KPAI mencatat banyak kasus anak yang diamankan polisi dalam demonstrasi. Beberapa bahkan mengalami luka fisik dan psikis, hingga berhadapan dengan hukum. “Luka fisik mungkin bisa diobati, tapi luka jiwa akan membekas lama. Ini yang harus kita cegah,” kata Jasra.

Ia menilai usia remaja adalah masa kritis dalam perkembangan berpikir. Karena itu, negara seharusnya menyediakan kanal aman untuk menyalurkan keresahan dan daya kritis mereka. “Jalanan bukan tempat anak menyampaikan pendapat. Harus ada ruang dialog, baik di keluarga, sekolah, maupun masyarakat,” ujarnya.

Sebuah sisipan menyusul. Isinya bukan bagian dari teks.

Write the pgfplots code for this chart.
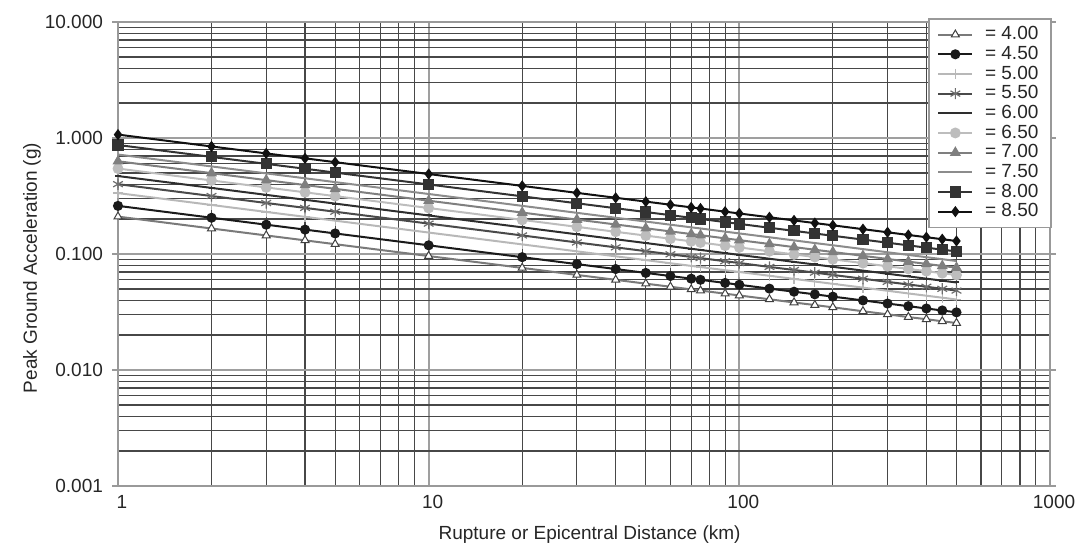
\documentclass[border=0pt]{standalone}
\usepackage{pgfplots}
\usepackage{pgfplotstable}
\pgfplotsset{compat=1.18}
\usepackage{fontspec}
\setmainfont{Liberation Sans}

\definecolor{c400}{HTML}{7A7A7A}
\definecolor{c450}{HTML}{1A1A1A}
\definecolor{c500}{HTML}{B8B8B8}
\definecolor{c550}{HTML}{4A4A4A}
\definecolor{c600}{HTML}{2E2E2E}
\definecolor{c650}{HTML}{BDBDBD}
\definecolor{c700}{HTML}{7F7F7F}
\definecolor{c750}{HTML}{8C8C8C}
\definecolor{c800}{HTML}{333333}
\definecolor{c850}{HTML}{111111}

\pgfplotstableread{
x s400 s450 s500 s550 s600 s650 s700 s750 s800 s850
1 0.210 0.260 0.335 0.400 0.470 0.545 0.630 0.720 0.870 1.070
2 0.1659 0.2054 0.2647 0.3160 0.3713 0.4306 0.4978 0.5689 0.6874 0.8454
3 0.1445 0.1789 0.2305 0.2752 0.3234 0.3750 0.4334 0.4954 0.5986 0.7362
4 0.1311 0.1623 0.2091 0.2497 0.2934 0.3402 0.3932 0.4494 0.5431 0.6679
5 0.1215 0.1504 0.1938 0.2314 0.2719 0.3153 0.3645 0.4165 0.5033 0.6190
10 0.0960 0.1188 0.1531 0.1828 0.2148 0.2491 0.2880 0.3291 0.3977 0.4891
20 0.0759 0.0939 0.1210 0.1445 0.1698 0.1969 0.2276 0.2601 0.3142 0.3865
30 0.0660 0.0818 0.1054 0.1258 0.1478 0.1714 0.1981 0.2264 0.2736 0.3365
40 0.0599 0.0742 0.0955 0.1141 0.1340 0.1554 0.1797 0.2053 0.2481 0.3052
50 0.0555 0.0687 0.0886 0.1058 0.1243 0.1441 0.1666 0.1904 0.2300 0.2829
60 0.0522 0.0646 0.0832 0.0994 0.1168 0.1354 0.1566 0.1789 0.2162 0.2659
70 0.0495 0.0613 0.0790 0.0944 0.1109 0.1286 0.1486 0.1698 0.2052 0.2524
75 0.0484 0.0599 0.0772 0.0922 0.1084 0.1256 0.1453 0.1660 0.2006 0.2467
90 0.0455 0.0563 0.0725 0.0866 0.1018 0.1180 0.1364 0.1559 0.1884 0.2317
100 0.0439 0.0543 0.0700 0.0836 0.0982 0.1139 0.1316 0.1504 0.1817 0.2235
125 0.0407 0.0503 0.0649 0.0774 0.0910 0.1055 0.1220 0.1394 0.1684 0.2072
150 0.0382 0.0473 0.0610 0.0728 0.0855 0.0992 0.1147 0.1310 0.1583 0.1947
175 0.0363 0.0449 0.0579 0.0691 0.0812 0.0941 0.1088 0.1243 0.1502 0.1848
200 0.0347 0.0429 0.0553 0.0660 0.0776 0.0900 0.1040 0.1189 0.1436 0.1767
250 0.0321 0.0398 0.0513 0.0612 0.0719 0.0834 0.0964 0.1102 0.1331 0.1637
300 0.0302 0.0374 0.0482 0.0575 0.0676 0.0784 0.0906 0.1035 0.1251 0.1539
350 0.0286 0.0355 0.0457 0.0546 0.0641 0.0743 0.0859 0.0982 0.1187 0.1459
400 0.0274 0.0339 0.0437 0.0522 0.0613 0.0711 0.0822 0.0939 0.1134 0.1395
450 0.0263 0.0326 0.0420 0.0501 0.0589 0.0683 0.0789 0.0902 0.1090 0.1341
500 0.0254 0.0314 0.0405 0.0484 0.0568 0.0659 0.0762 0.0870 0.1052 0.1294
}\pga

\begin{document}
\begin{tikzpicture}
\begin{axis}[
  scale only axis, width=466pt, height=232pt,
  xmode=log, ymode=log,
  xmin=1, xmax=1000, ymin=0.001, ymax=10,
  xtick={1,10,100,1000}, xticklabels={1,10,100,1000},
  ytick={0.001,0.01,0.1,1,10},
  yticklabels={0.001,0.010,0.100,1.000,10.000},
  grid=both,
  major grid style={gray!75, line width=1pt},
  minor grid style={black!72, line width=0.6pt},
  axis line style={gray!80, line width=1pt},
  tick align=outside, major tick length=3pt, minor tick length=0pt,
  tick style={gray!80, line width=0.8pt},
  xtick style={draw=none},
  tick label style={font=\fontsize{9.5}{11}\selectfont, text=black!85},
  xticklabel style={xshift=2pt, yshift=2pt},
  yticklabel style={xshift=-1pt},
  label style={font=\fontsize{9.5}{11}\selectfont, text=black!85},
  xlabel={Rupture or Epicentral Distance (km)},
  ylabel={Peak Ground Acceleration (g)},
  xlabel style={at={(axis description cs:0.506,0)}, anchor=center, yshift=-24.5pt},
  ylabel style={at={(axis description cs:-0.0923,0.47)}, anchor=center},
  legend style={at={(rel axis cs:1,1)}, anchor=north east, xshift=1pt, yshift=2pt,
    draw=gray!80, line width=0.8pt, fill=white,
    font=\fontsize{9.5}{10.5}\selectfont, text=black!85,
    nodes={inner xsep=2.4pt, inner ysep=0.85pt}, row sep=0pt, inner xsep=4pt, inner ysep=3pt},
  legend image code/.code={%
    \draw[mark repeat=2,mark phase=2,#1] plot coordinates {(0cm,0cm) (0.3cm,0cm) (0.6cm,0cm)};
    \path (0.72cm,0cm);},
  legend cell align=left,
  every axis plot/.append style={line width=1pt},
]
\addplot[color=c400, mark=triangle*, mark size=2.3pt, mark options={fill=white, draw=black!75, line width=0.5pt}] table[x=x,y=s400]{\pga};
\addlegendentry{= 4.00}
\addplot[color=c450, mark=*, mark size=2pt, mark options={fill=c450}] table[x=x,y=s450]{\pga};
\addlegendentry{= 4.50}
\addplot[color=c500, mark=+, mark size=2.5pt, mark options={line width=0.6pt}] table[x=x,y=s500]{\pga};
\addlegendentry{= 5.00}
\addplot[color=c550, mark=asterisk, mark size=2.8pt, mark options={line width=0.6pt, draw=c550!80}] table[x=x,y=s550]{\pga};
\addlegendentry{= 5.50}
\addplot[color=c600, mark=-, mark size=1.5pt] table[x=x,y=s600]{\pga};
\addlegendentry{= 6.00}
\addplot[color=c650, mark=*, mark size=2.2pt, mark options={fill=c650}] table[x=x,y=s650]{\pga};
\addlegendentry{= 6.50}
\addplot[color=c700, mark=triangle*, mark size=2.2pt, mark options={fill=c700}] table[x=x,y=s700]{\pga};
\addlegendentry{= 7.00}
\addplot[color=c750, no markers] table[x=x,y=s750]{\pga};
\addlegendentry{= 7.50}
\addplot[color=c800, mark=square*, mark size=2.3pt, mark options={fill=c800}] table[x=x,y=s800]{\pga};
\addlegendentry{= 8.00}
\addplot[color=c850, mark=diamond*, mark size=2pt, mark options={fill=c850}] table[x=x,y=s850]{\pga};
\addlegendentry{= 8.50}
\end{axis}
\pgfresetboundingbox
\path[use as bounding box] (-59pt,-31.5pt) rectangle (481pt,243pt);
\end{tikzpicture}
\end{document}
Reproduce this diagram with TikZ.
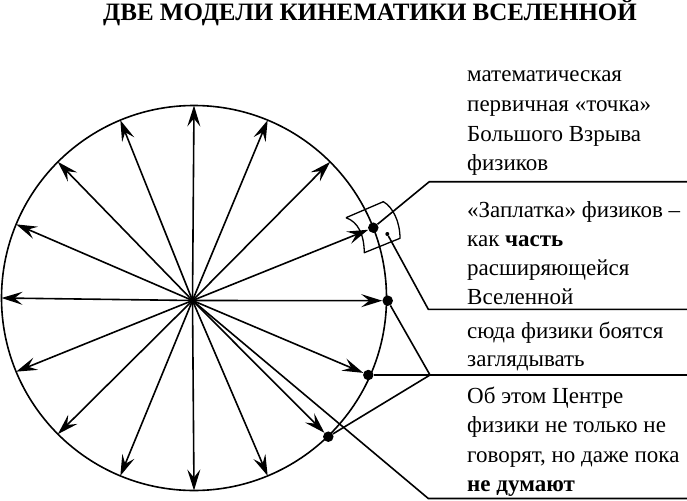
\documentclass[tikz,border=0pt]{standalone}
\usepackage{fontspec}
\setmainfont{Liberation Serif}
\newfontfamily\tnr{Liberation Serif}
\usetikzlibrary{arrows.meta}
\begin{document}
\begin{tikzpicture}[x=1pt,y=-1pt,
  ln/.style={line width=1.6pt},
  ray/.style={line width=1.6pt,-{Stealth[length=21pt,width=13pt,inset=8pt]}},
  bigdot/.style={circle,fill=black,inner sep=0pt,minimum size=10.5pt},
  smalldot/.style={circle,fill=black,inner sep=0pt,minimum size=4pt},
  lbl/.style={anchor=base west,inner sep=0pt,font=\tnr\fontsize{23}{27}\selectfont},
  ttl/.style={anchor=base,inner sep=0pt,font=\tnr\fontsize{25}{30}\selectfont\bfseries},
]
\useasboundingbox (0,0) rectangle (687,500);
% title
\node[ttl] (title) at (370,20.5) {ДВЕ МОДЕЛИ КИНЕМАТИКИ ВСЕЛЕННОЙ};
% circle
\coordinate (cc) at (194,298);
\coordinate (o) at (192.5,300.5);
\draw[ln] (cc) circle[radius=192.5pt];
% dots on the circle
\node[bigdot] (d1) at (373.3,227.7) {};
\node[bigdot] (d2) at (387.7,300.7) {};
\node[bigdot] (d3) at (368.3,375) {};
\node[bigdot] (d4) at (328.3,436.7) {};
\node[smalldot] (sd) at (387.3,234) {};
% rays to the circle
\foreach \a in {-157.5,-135,-112.5,-90,-67.5,-45,67.5,90,112.5,135,157.5,180}{
  \coordinate (e) at ([shift={(\a:192.5)}]cc);
  \draw[ray] (o) -- (e);
}
% rays to the dots
\draw[ray] (o) -- (d1);
\draw[ray] (o) -- (d2);
\draw[ray] (o) -- (d3);
\draw[ray] (o) -- (d4);
% patch
\coordinate (pA) at (346,217.7);
\coordinate (pB) at (383.3,201.7);
\coordinate (pC) at (400,238.3);
\coordinate (pD) at (364.3,252.7);
\draw[line width=1.3pt,line join=round] (pA) -- (pB) .. controls (393,207) and (400,222) .. (pC) -- (pD)
  .. controls (364,234) and (358,222) .. (pA);
% leader lines
\coordinate (k1) at (429.3,181.7);
\coordinate (r1) at (687,181.7);
\coordinate (k2) at (428.3,309.3);
\coordinate (r2) at (687,309.3);
\coordinate (J) at (430,375);
\coordinate (r3) at (687,375);
\coordinate (k4) at (428.3,498.5);
\coordinate (r4) at (687,498.5);
\draw[ln] (d1) -- (k1) -- (r1);
\draw[ln] (sd) -- (k2) -- (r2);
\draw[ln] (d2) -- (J);
\draw[ln] (d4) -- (J);
\draw[ln] (d3) -- (J) -- (r3);
\draw[ln] (o) -- (k4) -- (r4);
% labels
\node[lbl] (a1) at (467,82) {математическая};
\node[lbl] (a2) at (467,111.5) {первичная «точка»};
\node[lbl] (a3) at (467,141) {Большого Взрыва};
\node[lbl] (a4) at (467,170) {физиков};
\node[lbl] (b1) at (467,217) {«Заплатка» физиков –};
\node[lbl] (b2) at (467,246.5) {как \textbf{часть}};
\node[lbl] (b3) at (467,275.5) {расширяющейся};
\node[lbl] (b4) at (467,304) {Вселенной};
\node[lbl] (c1) at (467,338) {сюда физики боятся};
\node[lbl] (c2) at (467,366) {заглядывать};
\node[lbl] (f1) at (467,403) {Об этом Центре};
\node[lbl] (f2) at (467,432.5) {физики не только не};
\node[lbl] (f3) at (467,462) {говорят, но даже пока};
\node[lbl] (f4) at (467,491.5) {\textbf{не думают}};
\end{tikzpicture}
\end{document}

Jasra menilai inisiatif Presiden Prabowo Subianto yang mengundang tokoh partai, agama, dan organisasi ke Istana untuk berdiskusi bisa menjadi contoh. “Presiden memberi pesan penting: tetap kritis, tapi jangan sampai krisis. Pesan ini juga relevan untuk anak-anak kita,” ucapnya.

Ia juga mengingatkan pemerintah agar membangun sistem mitigasi lintas kementerian-lembaga ketika anak terlibat demonstrasi. Selain itu, pendidikan politik yang sehat harus ditanamkan sejak dini. “Kalau kanal-kanal demokrasi dibuka dan berjalan efektif, anak-anak tidak akan mudah terprovokasi. Mereka bisa menikmati demokrasi tanpa harus turun ke jalan,” kata Jasra.